Requirement => Quote from the first line below through the line that contains "ax=ax, legend=False, errorbar=None)", both included, and leave the pictures out.

Recorded information =>
● ● ● ● ●

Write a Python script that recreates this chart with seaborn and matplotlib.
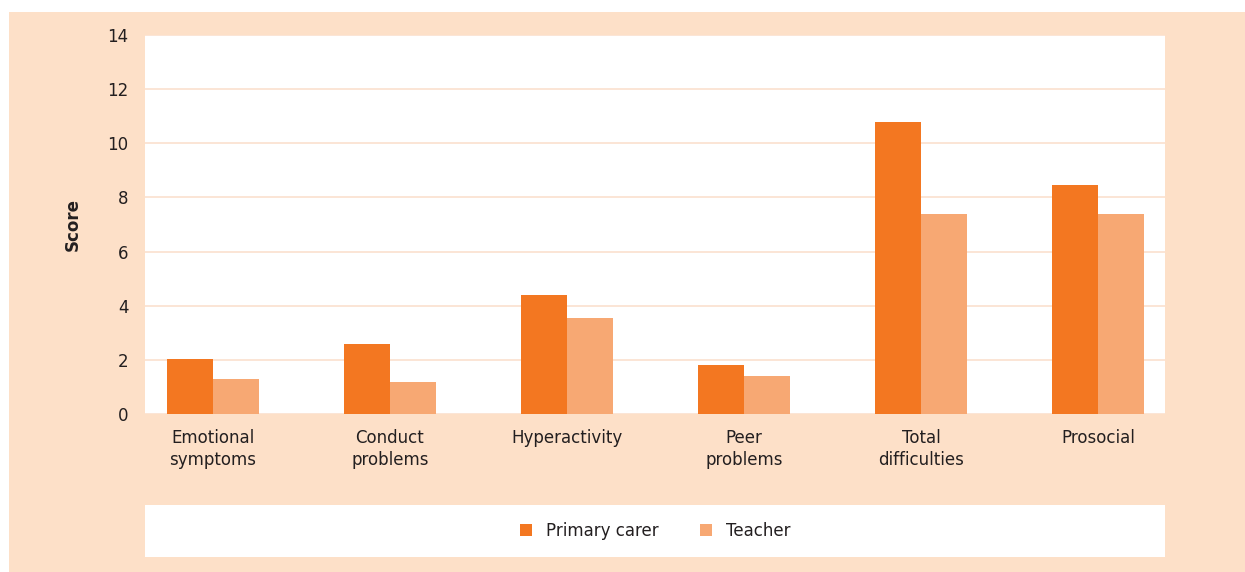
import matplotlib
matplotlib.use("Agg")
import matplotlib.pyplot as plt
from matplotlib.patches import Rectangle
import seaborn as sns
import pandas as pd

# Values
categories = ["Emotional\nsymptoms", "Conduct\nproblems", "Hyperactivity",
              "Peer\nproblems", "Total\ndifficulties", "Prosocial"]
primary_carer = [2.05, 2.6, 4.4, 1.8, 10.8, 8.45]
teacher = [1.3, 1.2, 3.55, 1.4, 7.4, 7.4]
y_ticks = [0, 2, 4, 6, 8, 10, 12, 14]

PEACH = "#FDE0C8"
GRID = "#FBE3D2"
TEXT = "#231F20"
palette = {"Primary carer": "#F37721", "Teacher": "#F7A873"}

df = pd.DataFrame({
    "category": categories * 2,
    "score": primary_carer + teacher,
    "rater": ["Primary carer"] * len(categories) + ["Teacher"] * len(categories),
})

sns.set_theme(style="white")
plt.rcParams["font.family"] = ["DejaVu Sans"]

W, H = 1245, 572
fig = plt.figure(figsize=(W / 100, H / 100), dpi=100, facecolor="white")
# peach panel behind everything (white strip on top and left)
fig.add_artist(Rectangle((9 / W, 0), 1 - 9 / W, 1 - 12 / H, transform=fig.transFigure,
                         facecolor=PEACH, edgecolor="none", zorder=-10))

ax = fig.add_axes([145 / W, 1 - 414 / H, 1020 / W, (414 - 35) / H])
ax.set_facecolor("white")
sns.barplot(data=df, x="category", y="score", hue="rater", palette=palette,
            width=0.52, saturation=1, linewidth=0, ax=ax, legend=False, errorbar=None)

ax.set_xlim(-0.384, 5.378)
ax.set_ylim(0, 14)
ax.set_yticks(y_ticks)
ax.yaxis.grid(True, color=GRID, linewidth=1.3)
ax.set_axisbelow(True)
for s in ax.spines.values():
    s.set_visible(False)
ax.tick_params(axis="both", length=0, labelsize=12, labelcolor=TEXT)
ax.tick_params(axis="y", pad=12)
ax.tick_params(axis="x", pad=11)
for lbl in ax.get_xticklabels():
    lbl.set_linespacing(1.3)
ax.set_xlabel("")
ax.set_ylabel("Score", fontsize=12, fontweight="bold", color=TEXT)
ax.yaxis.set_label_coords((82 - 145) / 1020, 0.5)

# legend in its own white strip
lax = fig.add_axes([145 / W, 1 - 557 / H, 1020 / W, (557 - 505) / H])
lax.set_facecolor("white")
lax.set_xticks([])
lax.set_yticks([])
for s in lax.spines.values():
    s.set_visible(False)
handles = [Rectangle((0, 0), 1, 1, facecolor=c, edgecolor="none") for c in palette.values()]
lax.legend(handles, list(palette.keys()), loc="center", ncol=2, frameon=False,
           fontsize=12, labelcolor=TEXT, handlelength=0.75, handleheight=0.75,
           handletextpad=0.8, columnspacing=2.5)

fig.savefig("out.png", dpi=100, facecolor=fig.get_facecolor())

● ● ● ● ●

Final result =>
Write a Python script that recreates this chart with seaborn and matplotlib.
import matplotlib
matplotlib.use("Agg")
import matplotlib.pyplot as plt
from matplotlib.patches import Rectangle
import seaborn as sns
import pandas as pd

# Values
categories = ["Emotional\nsymptoms", "Conduct\nproblems", "Hyperactivity",
              "Peer\nproblems", "Total\ndifficulties", "Prosocial"]
primary_carer = [2.05, 2.6, 4.4, 1.8, 10.8, 8.45]
teacher = [1.3, 1.2, 3.55, 1.4, 7.4, 7.4]
y_ticks = [0, 2, 4, 6, 8, 10, 12, 14]

PEACH = "#FDE0C8"
GRID = "#FBE3D2"
TEXT = "#231F20"
palette = {"Primary carer": "#F37721", "Teacher": "#F7A873"}

df = pd.DataFrame({
    "category": categories * 2,
    "score": primary_carer + teacher,
    "rater": ["Primary carer"] * len(categories) + ["Teacher"] * len(categories),
})

sns.set_theme(style="white")
plt.rcParams["font.family"] = ["DejaVu Sans"]

W, H = 1245, 572
fig = plt.figure(figsize=(W / 100, H / 100), dpi=100, facecolor="white")
# peach panel behind everything (white strip on top and left)
fig.add_artist(Rectangle((9 / W, 0), 1 - 9 / W, 1 - 12 / H, transform=fig.transFigure,
                         facecolor=PEACH, edgecolor="none", zorder=-10))

ax = fig.add_axes([145 / W, 1 - 414 / H, 1020 / W, (414 - 35) / H])
ax.set_facecolor("white")
sns.barplot(data=df, x="category", y="score", hue="rater", palette=palette,
            width=0.52, saturation=1, linewidth=0, ax=ax, legend=False, errorbar=None)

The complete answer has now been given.